Linch comments on Disentangling inner alignment failures

Linch 10 Oct 2022 23:59 UTC
LW: 2 AF: 2
0
AF
Distributional shift: The worry is precisely that capabilities will generalize better than goals across the distributional shift. If capabilities didn’t generalize, we’d be fine. But as the CoinRun agent examplifies, you can get AIs that capably pursue a different objective after a distributional shift than the one you were hoping for. One difference to deception is that models which become incompetent after a distributional shift are in fact quite plausible.

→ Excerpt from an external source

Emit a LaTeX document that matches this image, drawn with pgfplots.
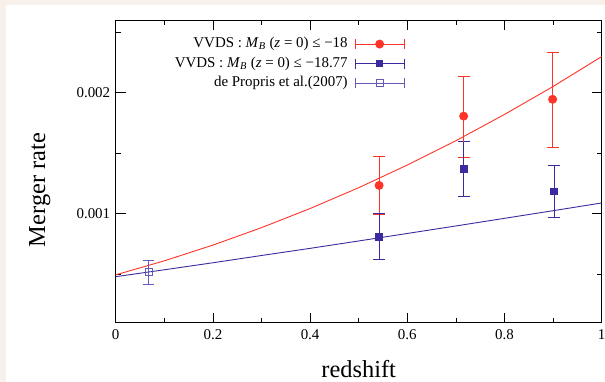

But to the extent that we think we’ll get goal misgeneralization specifically, the underlying worry again seems to be that capabilities will be robust while alignment will not.
One thing to flag is that even if for any given model, the probability of capabilities generalizing is very low, total doom can still be high, since there might be many tries at getting models that generalize well across distributional shifts, whereas the selection pressures to getting alignment robustness is comparably weaker. You can imagine a 2x2 quadrant of capabilities vs alignment generalizability across distributional shift:
Capabilities doesn’t generalize, alignment doesn’t: irrelevant
Capabilities doesn’t generalize, alignment does: irrelevant
Capabilities generalizes, alignment doesn’t: potentially very dangerous, especially if power-seeking. Agent (or agent and friends) acquires more power and may attempt a takeover.
Capabilities generalizes, alignment does: Good, but not clearly great. By default I won’t expect it to be powerseeking (unless you’re deliberately creating a sovereign), so it only has as much power as humans allow it to have. So the AI might risk being outcompeted by their more nefarious peers.